* Task: Pick out the lines below that include the string "this".

* Record excerpts:
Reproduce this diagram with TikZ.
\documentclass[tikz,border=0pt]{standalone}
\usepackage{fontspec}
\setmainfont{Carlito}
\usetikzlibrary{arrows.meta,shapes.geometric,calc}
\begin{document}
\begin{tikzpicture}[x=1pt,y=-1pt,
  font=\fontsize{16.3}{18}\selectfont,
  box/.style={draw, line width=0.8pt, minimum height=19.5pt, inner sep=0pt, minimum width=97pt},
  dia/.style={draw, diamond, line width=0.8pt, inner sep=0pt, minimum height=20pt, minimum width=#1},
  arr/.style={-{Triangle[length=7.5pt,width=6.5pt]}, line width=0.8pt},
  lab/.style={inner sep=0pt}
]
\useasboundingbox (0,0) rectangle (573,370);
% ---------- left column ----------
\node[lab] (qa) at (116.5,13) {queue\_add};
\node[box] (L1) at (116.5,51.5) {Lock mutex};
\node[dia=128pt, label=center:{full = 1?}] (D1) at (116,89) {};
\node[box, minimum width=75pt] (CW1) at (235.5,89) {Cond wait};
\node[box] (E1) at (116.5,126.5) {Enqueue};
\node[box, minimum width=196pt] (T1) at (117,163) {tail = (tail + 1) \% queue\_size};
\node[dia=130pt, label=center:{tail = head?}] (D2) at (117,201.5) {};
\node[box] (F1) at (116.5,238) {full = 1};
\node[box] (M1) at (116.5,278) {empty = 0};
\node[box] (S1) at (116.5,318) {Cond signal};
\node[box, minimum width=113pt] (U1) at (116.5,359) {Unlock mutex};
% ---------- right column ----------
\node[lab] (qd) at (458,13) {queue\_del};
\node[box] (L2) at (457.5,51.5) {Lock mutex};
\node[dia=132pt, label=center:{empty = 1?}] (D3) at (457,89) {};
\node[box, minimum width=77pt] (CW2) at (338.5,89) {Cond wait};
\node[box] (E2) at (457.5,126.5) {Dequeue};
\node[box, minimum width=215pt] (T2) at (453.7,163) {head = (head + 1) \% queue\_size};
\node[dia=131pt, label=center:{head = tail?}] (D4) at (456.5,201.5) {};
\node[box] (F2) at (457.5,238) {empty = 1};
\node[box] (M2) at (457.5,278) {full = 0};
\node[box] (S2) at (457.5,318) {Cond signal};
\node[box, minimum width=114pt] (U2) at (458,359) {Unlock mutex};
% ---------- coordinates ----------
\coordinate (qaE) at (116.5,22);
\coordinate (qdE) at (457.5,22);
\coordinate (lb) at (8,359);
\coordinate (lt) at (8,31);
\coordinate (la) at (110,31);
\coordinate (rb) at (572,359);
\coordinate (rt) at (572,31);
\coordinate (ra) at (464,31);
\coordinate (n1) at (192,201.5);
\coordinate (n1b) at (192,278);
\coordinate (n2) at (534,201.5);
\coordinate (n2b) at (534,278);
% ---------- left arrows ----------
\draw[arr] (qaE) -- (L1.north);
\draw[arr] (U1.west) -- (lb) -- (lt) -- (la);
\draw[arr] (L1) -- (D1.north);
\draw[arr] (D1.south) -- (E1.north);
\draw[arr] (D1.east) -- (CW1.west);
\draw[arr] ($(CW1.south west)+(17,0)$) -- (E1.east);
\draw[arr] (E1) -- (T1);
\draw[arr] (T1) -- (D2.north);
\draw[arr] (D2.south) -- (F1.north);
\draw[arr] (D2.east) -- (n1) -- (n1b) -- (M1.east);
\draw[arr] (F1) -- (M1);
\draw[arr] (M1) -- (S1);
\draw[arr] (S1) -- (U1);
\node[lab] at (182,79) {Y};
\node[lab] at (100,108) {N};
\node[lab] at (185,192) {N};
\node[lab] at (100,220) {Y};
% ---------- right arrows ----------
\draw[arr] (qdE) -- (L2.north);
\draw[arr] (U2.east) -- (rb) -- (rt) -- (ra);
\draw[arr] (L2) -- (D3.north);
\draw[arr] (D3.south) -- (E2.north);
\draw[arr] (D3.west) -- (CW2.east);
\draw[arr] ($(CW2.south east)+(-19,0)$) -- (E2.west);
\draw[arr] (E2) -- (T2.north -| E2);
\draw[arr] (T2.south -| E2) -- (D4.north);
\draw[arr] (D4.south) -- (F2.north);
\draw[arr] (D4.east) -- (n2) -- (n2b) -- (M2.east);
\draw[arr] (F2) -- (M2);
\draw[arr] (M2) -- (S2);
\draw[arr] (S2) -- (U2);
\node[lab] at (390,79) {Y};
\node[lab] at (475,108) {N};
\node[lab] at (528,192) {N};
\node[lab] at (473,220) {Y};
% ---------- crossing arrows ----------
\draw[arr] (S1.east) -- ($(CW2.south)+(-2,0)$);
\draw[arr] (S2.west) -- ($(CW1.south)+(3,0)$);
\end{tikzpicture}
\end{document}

* * *

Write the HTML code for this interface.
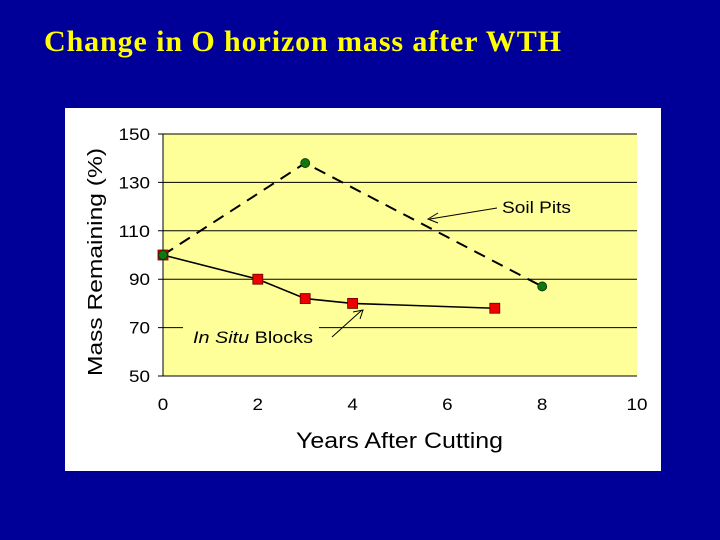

* Exercise output:
Reproduce this diagram with TikZ.
Write the HTML code for this interface.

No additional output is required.